El esloveno, maglia rosa, optó por el culote ciclamino, un color que pertenece a la identidad del Giro. Una mezcla extraña, atrevida y de algún modo contracultural la de Pogacar, porque el pantone del culote chocaba con el color que se le asigna al mejor de la regularidad.

Tadej Pogacar firma autógrafos. Efe

La estrella eslovena

Fiorelli, el ciclamino (rosa intenso con visos violetas), enarcó una ceja y le asomó una media sonrisa. Eso fue lo más disonante en la salida del esloveno, que bajó del bus como una estrella del rock.

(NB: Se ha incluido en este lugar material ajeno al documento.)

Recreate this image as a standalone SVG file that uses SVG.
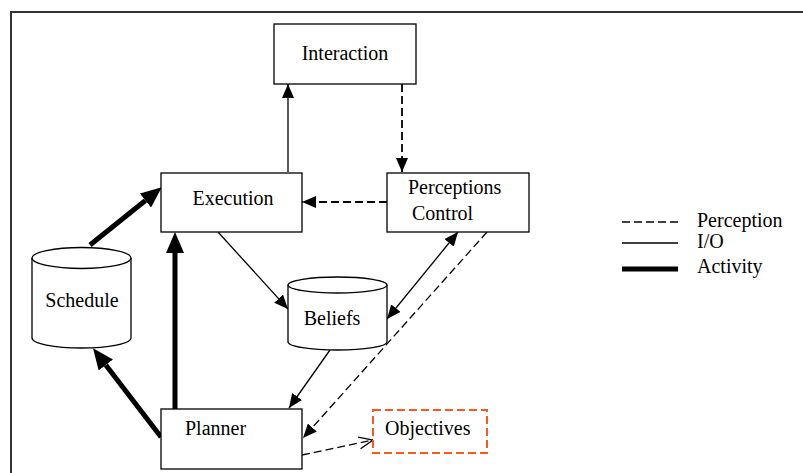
<svg xmlns="http://www.w3.org/2000/svg" width="803" height="473" viewBox="0 0 803 473">
<style>
text{font-family:"Liberation Serif","Times New Roman",serif;font-size:20px;fill:#000}
.box{fill:#fff;stroke:#000;stroke-width:1.3}
.thin{fill:none;stroke:#000;stroke-width:1.3}
.dash{fill:none;stroke:#000;stroke-width:1.3;stroke-dasharray:8 4}
.dashB{fill:none;stroke:#000;stroke-width:1.8;stroke-dasharray:8 4}
.thick{fill:none;stroke:#000;stroke-width:5}
</style>
<defs>
<marker id="ah" markerUnits="userSpaceOnUse" markerWidth="14" markerHeight="12" viewBox="0 0 14 12" refX="14" refY="6" orient="auto-start-reverse"><path d="M0,0 L14,6 L0,12 z" fill="#000"/></marker>
<marker id="ahT" markerUnits="userSpaceOnUse" markerWidth="21" markerHeight="18" viewBox="0 0 21 18" refX="0" refY="9" orient="auto"><path d="M0,0 L21,9 L0,18 z" fill="#000"/></marker>
<marker id="ahO" markerUnits="userSpaceOnUse" markerWidth="16" markerHeight="14" viewBox="0 0 16 14" refX="15" refY="7" orient="auto"><path d="M1,1 L15,7 L1,13" fill="none" stroke="#000" stroke-width="1.3"/></marker>
</defs>
<path d="M11,473 L11,12 L803,12" fill="none" stroke="#333" stroke-width="2"/>
<g id="connectors">
<path class="thin" d="M288,172 L288,84" marker-end="url(#ah)"/>
<path class="dashB" d="M402,84 L402,172" marker-end="url(#ah)"/>
<path class="dashB" d="M387,202 L302,202" marker-end="url(#ah)"/>
<path class="thin" d="M218,232 L288,309" marker-end="url(#ah)"/>
<path class="thin" d="M387,319 L458,232" marker-start="url(#ah)" marker-end="url(#ah)"/>
<path class="thin" d="M330,350 L289,408" marker-end="url(#ah)"/>
<path class="dash" d="M487,232 L303,438" marker-end="url(#ah)"/>
<path class="dash" d="M302,455 L373,440" marker-end="url(#ahO)"/>
<path class="thick" d="M90,245 L145.4,200.5" marker-end="url(#ahT)"/>
<path class="thick" d="M175,409 L175,253" marker-end="url(#ahT)"/>
<path class="thick" d="M161,437 L105.8,365" marker-end="url(#ahT)"/>
</g>
<g id="interaction"><rect class="box" x="274" y="24" width="142" height="60"/><text x="345" y="60" text-anchor="middle">Interaction</text></g>
<g id="execution"><rect class="box" x="161" y="173" width="141" height="59"/><text x="233" y="205" text-anchor="middle">Execution</text></g>
<g id="perceptions-control"><rect class="box" x="387" y="173" width="142" height="59"/><text x="408" y="194">Perceptions</text><text x="412" y="220">Control</text></g>
<g id="schedule"><path class="box" d="M32,258 L32,338 A49.5,10 0 0 0 131,338 L131,258"/><ellipse class="box" cx="81.5" cy="258" rx="49.5" ry="10.5"/><text x="82" y="307" text-anchor="middle">Schedule</text></g>
<g id="beliefs"><path class="box" d="M288,285 L288,342 A49.5,8 0 0 0 387,342 L387,285"/><ellipse class="box" cx="337.5" cy="285" rx="49.5" ry="8"/><text x="332" y="325" text-anchor="middle">Beliefs</text></g>
<g id="planner"><rect class="box" x="161" y="409" width="141" height="60"/><text x="185" y="435">Planner</text></g>
<g id="objectives"><rect x="373" y="410" width="114" height="43" fill="#fff" stroke="#ff5722" stroke-width="2" stroke-dasharray="8 4"/><text x="385" y="435">Objectives</text></g>
<g id="legend">
<path class="dash" d="M622,222 L678,222"/><text x="697" y="227">Perception</text>
<path class="thin" d="M622,243 L678,243"/><text x="697" y="248">I/O</text>
<path class="thick" d="M622,269 L678,269"/><text x="697" y="273">Activity</text>
</g>
</svg>
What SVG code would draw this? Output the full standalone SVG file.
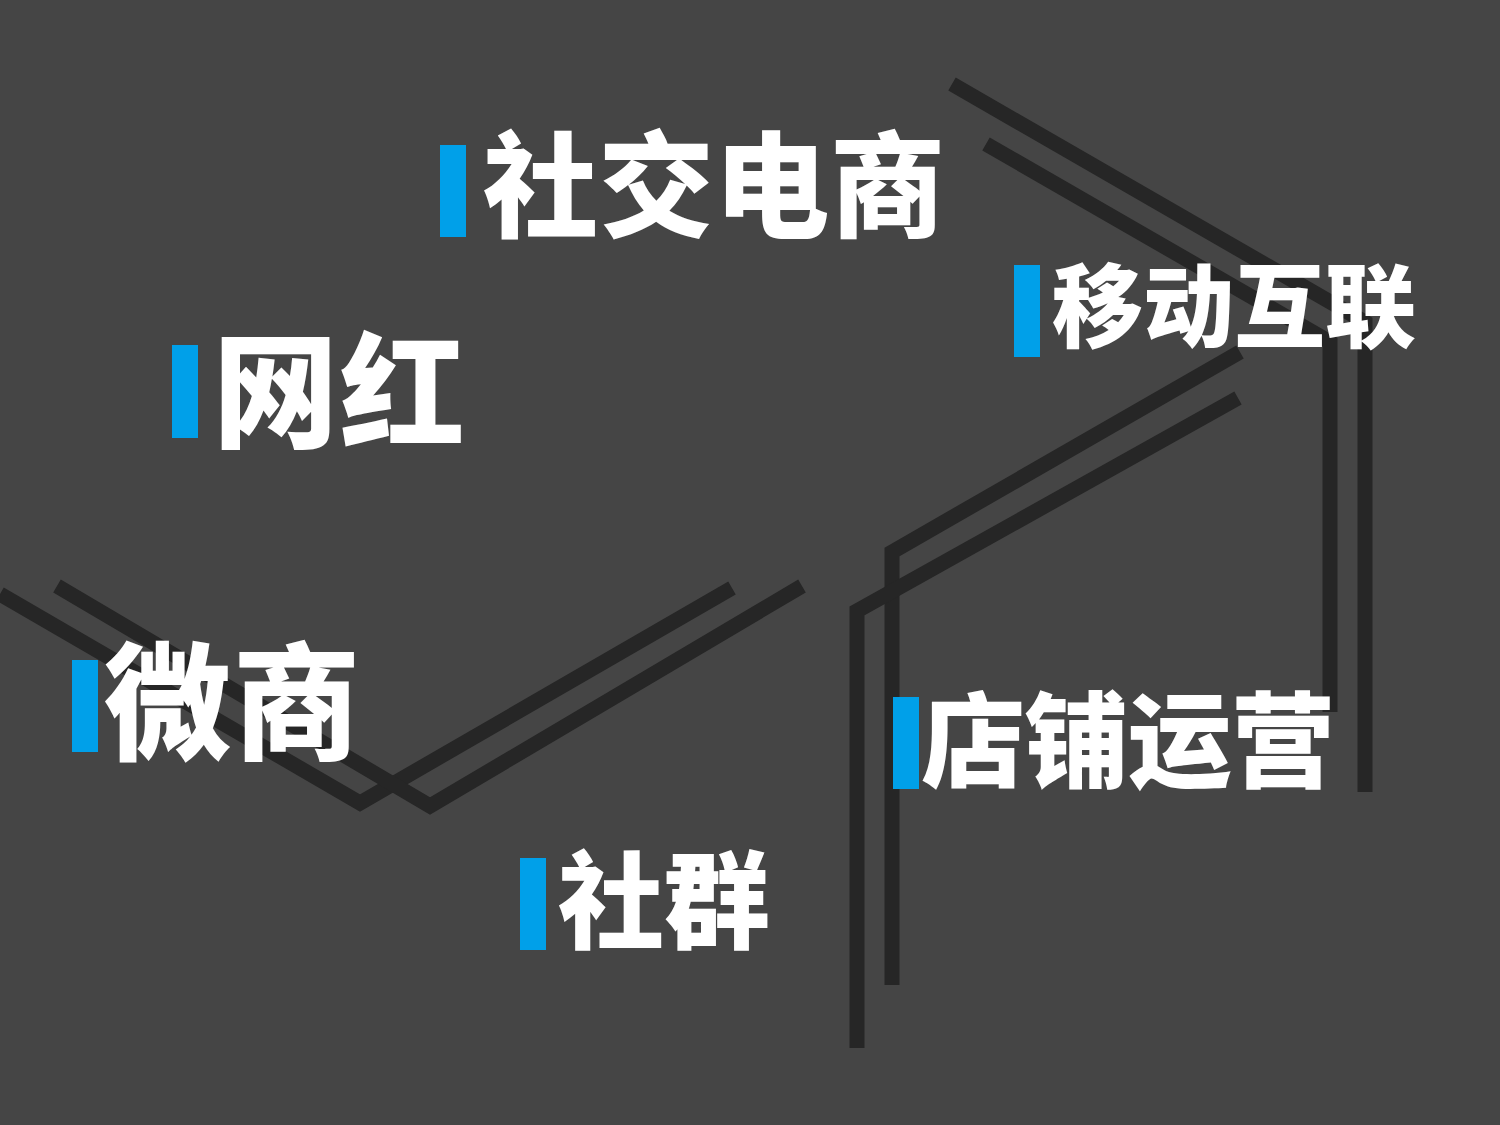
<svg xmlns="http://www.w3.org/2000/svg" width="1500" height="1125" viewBox="0 0 1500 1125">
<style>
.ln{fill:none;stroke:#262626;stroke-width:15;stroke-linejoin:miter}
.bar{fill:#00a0e9}
.t{fill:#fff;font-family:"Noto Sans CJK SC",sans-serif;font-weight:900}
</style>
<rect width="1500" height="1125" fill="#454545"/>
<g id="connectors">
<polyline class="ln" points="952,84 1365,322 1365,792"/>
<polyline class="ln" points="986,144 1330,342 1330,712"/>
<polyline class="ln" points="1240,352 892,552 892,985"/>
<polyline class="ln" points="1238,398 857,611 857,1048"/>
<polyline class="ln" points="0,594 360,803 732,588"/>
<polyline class="ln" points="57,586 430,806 802,586"/>
</g>
<g id="n1"><rect class="bar" x="440" y="145" width="26" height="92"/><text class="t" x="483" y="228" font-size="115" textLength="462">社交电商</text></g>
<g id="n2"><rect class="bar" x="1014" y="265" width="26" height="92"/><text class="t" x="1052" y="340" font-size="91" textLength="364">移动互联</text></g>
<g id="n3"><rect class="bar" x="172" y="345" width="26" height="93"/><text class="t" x="213" y="438" font-size="125" textLength="252">网红</text></g>
<g id="n4"><rect class="bar" x="72" y="660" width="26" height="92"/><text class="t" x="104" y="750" font-size="127" textLength="256">微商</text></g>
<g id="n5"><rect class="bar" x="893" y="697" width="26" height="92"/><text class="t" x="921" y="780" font-size="104" textLength="414">店铺运营</text></g>
<g id="n6"><rect class="bar" x="520" y="858" width="26" height="92"/><text class="t" x="558" y="940" font-size="106" textLength="212">社群</text></g>
</svg>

En lugar de regalar púas, de lanzarlas a los fans tras su solo en la montaña que venera a Pantani y en la que el esloveno se ha encaramado a ese altar, repartió gorras firmadas. El diálogo era el mismo. La estrella y el público. Pogacar trasciende.

Es carismático, una cualidad difusa pero poderosa, realmente atractiva. Un halo de luz le perfila. Tras ese despertar, nada más aconteció salvo la cháchara y las conversaciones pendientes en una tertulia interminable en el pelotón, que retozaba en la vagancia.

No había veta competitiva ni en los equipos invitados y casi anónimos. Rodaba el pelotón por inercia. Zángano al paroxismo. El tedio señalaba el norte. Hablaban unos, bromeaban otros. Los paisajes se sucedían a cámara lenta.

Los kilómetros se desprendían con nostalgia y melancolía. Le faltaba vida al Giro, la carrera de las pasiones. Las dos primeras horas de carrera se cubrieron a ritmo desmotivado: 36,9 kilómetros por hora. Lento y espeso el grupo, dichoso en la intrascendencia. Huelga de piernas caídas, de trapo. Nada de rebeldía, ni tan siquiera contestación o un gramo de orgullo.

El duermevela, la célula durmiente que era el Giro, espabiló por esas cosas extrañas que suceden en Italia. La fuga de los velocistas, el reordenamiento, el asalto dicharachero de Pogacar vestido de rosa y la victoria de Merlier. Tratado de dietrología en el Giro.